Built in 1803 by a renowned sea captain, the Martin House Inn is conveniently located in the heart of Nantucket’s historic district. It’s grand exterior and nostalgic charm are warm and welcoming.
You’ll feel like a local staying at the Cottages at the Boat Basin, offering on the water cottages and lofts including the new Crow’s Nest overlooking the entire Boat Basin.
A small, sophisticated guesthouse, the Nantucket Whaler is conveniently located next to the whaling museum and welcomes guests to relax in their manicured gardens.
Perched on the north shore of Nantucket Sound, the Cliffside Beach Club boasts a private beach, lap pool, an outdoor hydrotherapy spa, a leisure pool, and a members and resort guests only bar/café. Done and done.
There’s just something inviting about a place named The Barnacle Inn. Situated in quiet garden surroundings on Fair Street downtown, the inn has been maintained by the same owners for more than 40 years. Inside, each no-frills room bears the name of a whaling vessel that sailed from Nantucket more than a century ago.
Just a short walk to Jetties Beach and the Brant Point Lighthouse, The Brant Point Inn and Atlantic Mainstay is quietly tucked just two blocks from town and celebrates country living. The innkeepers are happy to recommend the best spots on the island to dine.
*ACK: what frequent visitors often call the island, picked up from the airport code for Nantucket
The truth is, there are a lot of fabulous watering holes throughout Nantucket. Whether perching at a wine bar sounds divine or a cold beer at a relaxed dive is more your style, there’s something for just about everyone here.
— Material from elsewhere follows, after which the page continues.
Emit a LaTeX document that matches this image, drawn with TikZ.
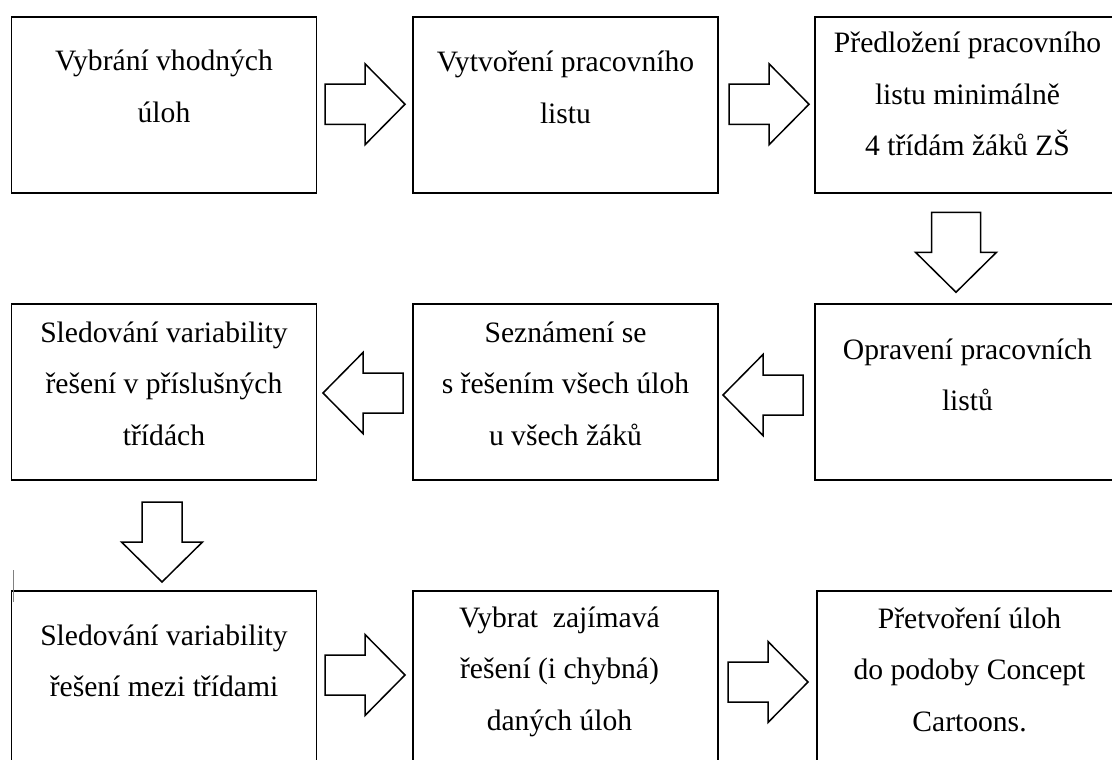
\documentclass[tikz,border=0pt]{standalone}
\usepackage{fontspec}
\setmainfont{Liberation Serif}
\usetikzlibrary{calc}
\newcommand{\fstrut}{\rule{0pt}{28pt}}
\tikzset{
  box/.style={draw=black, line width=1.9pt, minimum width=305pt, minimum height=176pt, inner sep=0pt, outer sep=0pt},
  txt/.style={align=center, inner sep=0pt, anchor=north, font=\fontsize{29.6}{51.5}\selectfont},
  arrowline/.style={draw=black, line width=1.5pt, fill=white, line join=miter},
  harrow/.pic={\path[arrowline] (0,-20) -- (40,-20) -- (40,-40.5) -- (80,0) -- (40,40.5) -- (40,20) -- (0,20) -- cycle;},
  varrow/.pic={\path[arrowline] (0,-24.5) -- (40,-24.5) -- (40,-40.5) -- (80,0) -- (40,40.5) -- (40,24.5) -- (0,24.5) -- cycle;}
}
\begin{document}
\begin{tikzpicture}[x=1pt,y=-1pt]
\useasboundingbox (0,0) rectangle (1112,760);
\begin{scope}
\clip (0,0) rectangle (1112,760);
\fill[white] (0,0) rectangle (1112,760);
% boxes
\node[box] (b1) at (164,105.25) {};
\node[box] (b2) at (565.5,105.25) {};
\node[box] (b3) at (967.5,105.25) {};
\node[box] (b4) at (164,392) {};
\node[box] (b5) at (565.5,392) {};
\node[box] (b6) at (967.5,392) {};
\node[box] (b7) at (164,679) {};
\node[box] (b8) at (565.5,679) {};
\node[box] (b9) at (969.5,679) {};
% texts
\node[txt] (t1) at ($(b1.north)+(0,25.5)$) {\fstrut Vybrání vhodných\\úloh};
\node[txt] (t2) at ($(b2.north)+(0,26.5)$) {\fstrut Vytvoření pracovního\\listu};
\node[txt] (t3) at ($(b3.north)+(0,7.5)$) {\fstrut Předložení pracovního\\listu minimálně\\4 třídám žáků ZŠ};
\node[txt] (t4) at ($(b4.north)+(0,10)$) {\fstrut Sledování variability\\řešení v příslušných\\třídách};
\node[txt] (t5) at ($(b5.north)+(0,10)$) {\fstrut Seznámení se\\s řešením všech úloh\\u všech žáků};
\node[txt] (t6) at ($(b6.north)+(0,27)$) {\fstrut Opravení pracovních\\listů};
\node[txt] (t7) at ($(b7.north)+(0,26)$) {\fstrut Sledování variability\\řešení mezi třídami};
\node[txt] (t8) at ($(b8.north)+(-6,8)$) {\fstrut Vybrat\ \ zajímavá\\řešení (i chybná)\\daných úloh};
\node[txt] (t9) at ($(b9.north)+(0,9)$) {\fstrut Přetvoření úloh\\do podoby Concept\\Cartoons.};
% block arrows
\pic at ($(b1.east)+(8.5,-1)$) {harrow};
\pic at ($(b2.east)+(11,-1)$) {harrow};
\pic[rotate=-90] at ($(b3.south)+(-11.5,19)$) {varrow};
\pic[rotate=180] at ($(b6.west)+(-12,3)$) {harrow};
\pic[rotate=180] at ($(b5.west)+(-10,1)$) {harrow};
\pic[rotate=-90] at ($(b4.south)+(-2,22)$) {harrow};
\pic at ($(b7.east)+(8.5,-4)$) {harrow};
\pic at ($(b8.east)+(10,3)$) {harrow};
% stray mark
\draw[gray, line width=0.8pt] ($(b7.north west)+(1.5,-21)$) -- ($(b7.north west)+(1.5,11)$);
\end{scope}
\end{tikzpicture}
\end{document}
The Muse: Unfussy, live music, DJs, dance floor, pizza and pool tables, and the (in)famous Sunday night AirBand performances.
Chicken Box: “The Box” is an island institution. Live bands, cheap drinks, big crowds.
The Club Car: Sing a song with the piano man here, where show tunes and sidecars go hand in hand.
The Boarding House: Once dinner wraps up, this hotspot keeps the drinks flowing.